__STATED PROBLEM__
Retype, please, the listing from its opening line through the line that contains "src = ColumnDataSource(dict(x=idx, top=counts, label=[str(c)", both included, without the pictures.

*** INPUT DATA

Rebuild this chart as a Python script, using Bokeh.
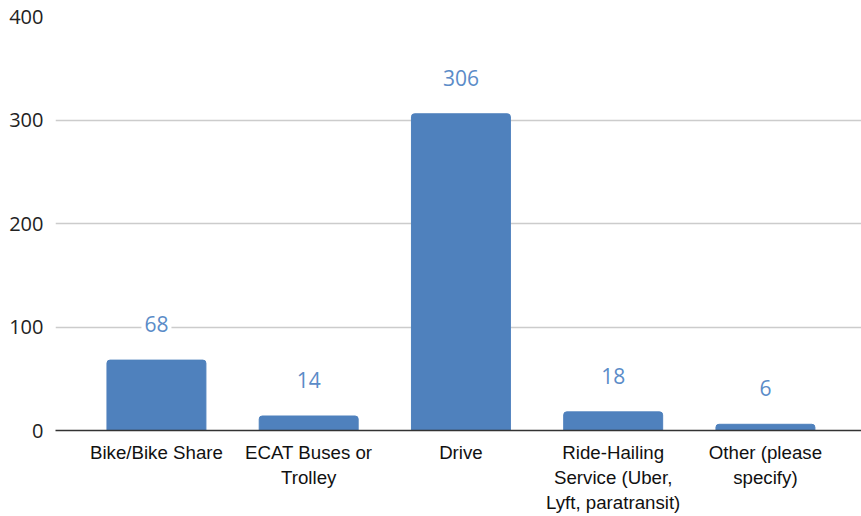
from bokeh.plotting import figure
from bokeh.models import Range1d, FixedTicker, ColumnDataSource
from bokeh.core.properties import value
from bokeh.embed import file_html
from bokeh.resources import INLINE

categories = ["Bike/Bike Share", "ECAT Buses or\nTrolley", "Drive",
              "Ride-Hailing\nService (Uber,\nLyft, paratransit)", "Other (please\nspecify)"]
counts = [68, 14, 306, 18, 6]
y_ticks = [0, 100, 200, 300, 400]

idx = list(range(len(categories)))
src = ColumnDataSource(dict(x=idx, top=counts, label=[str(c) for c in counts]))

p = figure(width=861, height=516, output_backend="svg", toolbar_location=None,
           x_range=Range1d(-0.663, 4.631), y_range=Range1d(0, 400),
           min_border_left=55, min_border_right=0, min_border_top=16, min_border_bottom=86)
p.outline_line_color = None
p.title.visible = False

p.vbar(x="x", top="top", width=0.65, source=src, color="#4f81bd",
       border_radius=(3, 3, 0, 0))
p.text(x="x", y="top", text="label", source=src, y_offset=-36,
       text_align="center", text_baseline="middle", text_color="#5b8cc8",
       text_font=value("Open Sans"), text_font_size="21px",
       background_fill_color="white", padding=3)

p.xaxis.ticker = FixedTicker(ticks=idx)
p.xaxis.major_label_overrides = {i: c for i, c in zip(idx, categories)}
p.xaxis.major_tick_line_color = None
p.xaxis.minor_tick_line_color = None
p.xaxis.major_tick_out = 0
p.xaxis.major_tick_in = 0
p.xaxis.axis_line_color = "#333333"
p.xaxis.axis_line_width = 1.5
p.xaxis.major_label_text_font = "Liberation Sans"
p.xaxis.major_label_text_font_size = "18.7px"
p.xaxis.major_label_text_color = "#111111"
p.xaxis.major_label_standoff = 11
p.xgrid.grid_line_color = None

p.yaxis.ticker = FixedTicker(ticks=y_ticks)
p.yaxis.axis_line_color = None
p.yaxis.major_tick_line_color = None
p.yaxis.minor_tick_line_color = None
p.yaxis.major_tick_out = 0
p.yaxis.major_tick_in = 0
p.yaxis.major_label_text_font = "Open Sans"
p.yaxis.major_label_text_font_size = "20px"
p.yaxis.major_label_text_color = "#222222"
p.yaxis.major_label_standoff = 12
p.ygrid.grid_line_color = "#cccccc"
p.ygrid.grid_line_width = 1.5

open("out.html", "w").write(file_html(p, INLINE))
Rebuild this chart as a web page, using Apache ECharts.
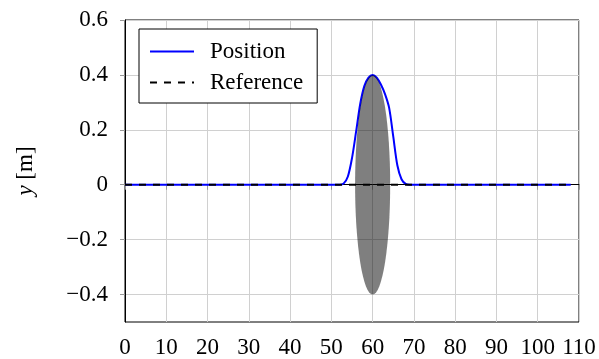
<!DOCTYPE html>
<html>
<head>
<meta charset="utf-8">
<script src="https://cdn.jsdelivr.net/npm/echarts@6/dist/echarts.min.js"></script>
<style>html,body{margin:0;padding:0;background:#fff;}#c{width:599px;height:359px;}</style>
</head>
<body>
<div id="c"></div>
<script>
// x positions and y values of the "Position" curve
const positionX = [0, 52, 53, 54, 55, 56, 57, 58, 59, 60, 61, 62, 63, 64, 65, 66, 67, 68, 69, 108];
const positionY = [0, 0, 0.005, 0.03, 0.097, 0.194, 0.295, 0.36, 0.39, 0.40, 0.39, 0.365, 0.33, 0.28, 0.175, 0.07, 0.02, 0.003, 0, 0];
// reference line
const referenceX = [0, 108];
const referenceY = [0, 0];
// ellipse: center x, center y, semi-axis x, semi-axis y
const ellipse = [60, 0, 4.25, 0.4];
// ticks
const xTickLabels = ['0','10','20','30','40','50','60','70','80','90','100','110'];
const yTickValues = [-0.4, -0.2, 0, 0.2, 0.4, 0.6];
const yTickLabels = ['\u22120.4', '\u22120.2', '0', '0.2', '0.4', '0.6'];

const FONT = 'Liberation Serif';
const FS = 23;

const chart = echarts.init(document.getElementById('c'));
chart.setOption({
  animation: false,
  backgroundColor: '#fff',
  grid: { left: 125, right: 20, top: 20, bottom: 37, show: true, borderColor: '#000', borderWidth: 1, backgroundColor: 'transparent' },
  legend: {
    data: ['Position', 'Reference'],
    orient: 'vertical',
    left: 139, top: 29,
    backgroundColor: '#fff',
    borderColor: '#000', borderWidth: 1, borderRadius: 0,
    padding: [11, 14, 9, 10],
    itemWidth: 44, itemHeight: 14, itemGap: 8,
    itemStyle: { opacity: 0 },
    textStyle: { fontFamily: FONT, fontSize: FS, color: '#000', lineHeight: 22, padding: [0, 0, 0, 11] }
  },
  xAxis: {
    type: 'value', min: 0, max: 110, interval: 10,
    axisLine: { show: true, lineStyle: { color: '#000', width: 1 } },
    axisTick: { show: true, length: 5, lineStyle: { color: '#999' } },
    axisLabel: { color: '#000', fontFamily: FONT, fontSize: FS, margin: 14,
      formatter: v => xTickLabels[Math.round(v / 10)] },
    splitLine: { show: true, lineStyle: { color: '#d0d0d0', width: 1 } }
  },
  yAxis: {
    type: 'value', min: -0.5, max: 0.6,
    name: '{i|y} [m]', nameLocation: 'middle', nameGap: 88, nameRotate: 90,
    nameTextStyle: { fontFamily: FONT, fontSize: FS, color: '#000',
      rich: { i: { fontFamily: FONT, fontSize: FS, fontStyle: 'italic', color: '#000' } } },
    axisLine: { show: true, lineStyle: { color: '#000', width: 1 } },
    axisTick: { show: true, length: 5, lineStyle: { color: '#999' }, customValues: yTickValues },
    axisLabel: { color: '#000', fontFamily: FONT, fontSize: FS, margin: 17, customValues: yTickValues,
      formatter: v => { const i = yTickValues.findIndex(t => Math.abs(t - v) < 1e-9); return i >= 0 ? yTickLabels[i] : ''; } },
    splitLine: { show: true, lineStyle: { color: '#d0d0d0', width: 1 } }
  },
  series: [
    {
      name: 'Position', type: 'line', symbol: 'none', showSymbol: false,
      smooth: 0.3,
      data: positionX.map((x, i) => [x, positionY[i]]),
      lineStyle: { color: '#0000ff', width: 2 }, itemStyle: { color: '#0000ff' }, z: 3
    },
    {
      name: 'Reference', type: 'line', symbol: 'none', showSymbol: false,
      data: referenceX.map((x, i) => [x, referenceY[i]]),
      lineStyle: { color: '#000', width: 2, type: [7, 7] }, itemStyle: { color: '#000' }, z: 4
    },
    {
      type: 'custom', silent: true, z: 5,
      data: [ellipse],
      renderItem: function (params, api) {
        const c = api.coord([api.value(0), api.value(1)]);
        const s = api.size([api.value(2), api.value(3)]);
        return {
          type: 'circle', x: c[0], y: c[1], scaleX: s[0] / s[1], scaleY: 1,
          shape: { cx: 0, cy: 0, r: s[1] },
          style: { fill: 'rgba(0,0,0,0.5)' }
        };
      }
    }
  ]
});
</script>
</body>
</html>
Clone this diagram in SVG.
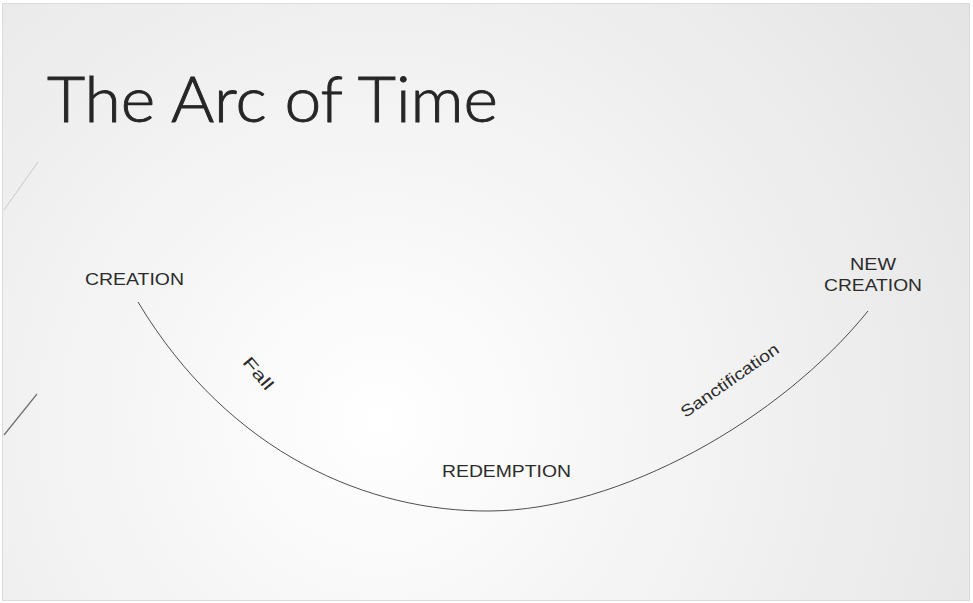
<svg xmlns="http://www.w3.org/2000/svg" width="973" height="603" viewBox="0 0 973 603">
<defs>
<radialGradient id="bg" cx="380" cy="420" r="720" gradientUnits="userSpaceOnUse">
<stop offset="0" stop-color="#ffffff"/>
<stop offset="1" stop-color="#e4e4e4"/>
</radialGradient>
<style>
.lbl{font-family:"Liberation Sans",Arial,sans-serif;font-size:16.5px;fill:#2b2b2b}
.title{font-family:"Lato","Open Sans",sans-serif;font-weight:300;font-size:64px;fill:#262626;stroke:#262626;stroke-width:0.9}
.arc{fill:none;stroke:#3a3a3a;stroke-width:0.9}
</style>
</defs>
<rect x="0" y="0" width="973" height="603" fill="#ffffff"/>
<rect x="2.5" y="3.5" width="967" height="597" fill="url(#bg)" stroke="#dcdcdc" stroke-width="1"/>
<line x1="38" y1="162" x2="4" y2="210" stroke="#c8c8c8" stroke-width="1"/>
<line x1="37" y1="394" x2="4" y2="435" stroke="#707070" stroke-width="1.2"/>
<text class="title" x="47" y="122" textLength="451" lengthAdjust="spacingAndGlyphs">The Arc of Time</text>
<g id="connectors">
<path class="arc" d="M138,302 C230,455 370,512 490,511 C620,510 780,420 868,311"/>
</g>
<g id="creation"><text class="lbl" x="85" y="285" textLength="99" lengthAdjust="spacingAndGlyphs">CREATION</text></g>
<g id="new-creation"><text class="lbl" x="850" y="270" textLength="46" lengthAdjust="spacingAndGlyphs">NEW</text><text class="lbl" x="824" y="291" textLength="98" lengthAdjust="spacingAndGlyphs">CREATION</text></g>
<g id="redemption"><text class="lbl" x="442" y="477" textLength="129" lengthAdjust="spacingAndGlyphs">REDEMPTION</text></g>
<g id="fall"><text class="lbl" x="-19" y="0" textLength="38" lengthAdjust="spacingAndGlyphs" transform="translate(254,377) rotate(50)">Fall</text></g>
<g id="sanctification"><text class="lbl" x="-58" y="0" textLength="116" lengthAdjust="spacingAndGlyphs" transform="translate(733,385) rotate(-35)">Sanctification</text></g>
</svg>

******

__COMPLETE ANSWER__
Rebuild this chart as a Python script, using Bokeh.
from bokeh.plotting import figure
from bokeh.models import Range1d, FixedTicker, ColumnDataSource
from bokeh.core.properties import value
from bokeh.embed import file_html
from bokeh.resources import INLINE

categories = ["Bike/Bike Share", "ECAT Buses or\nTrolley", "Drive",
              "Ride-Hailing\nService (Uber,\nLyft, paratransit)", "Other (please\nspecify)"]
counts = [68, 14, 306, 18, 6]
y_ticks = [0, 100, 200, 300, 400]

idx = list(range(len(categories)))
src = ColumnDataSource(dict(x=idx, top=counts, label=[str(c) for c in counts]))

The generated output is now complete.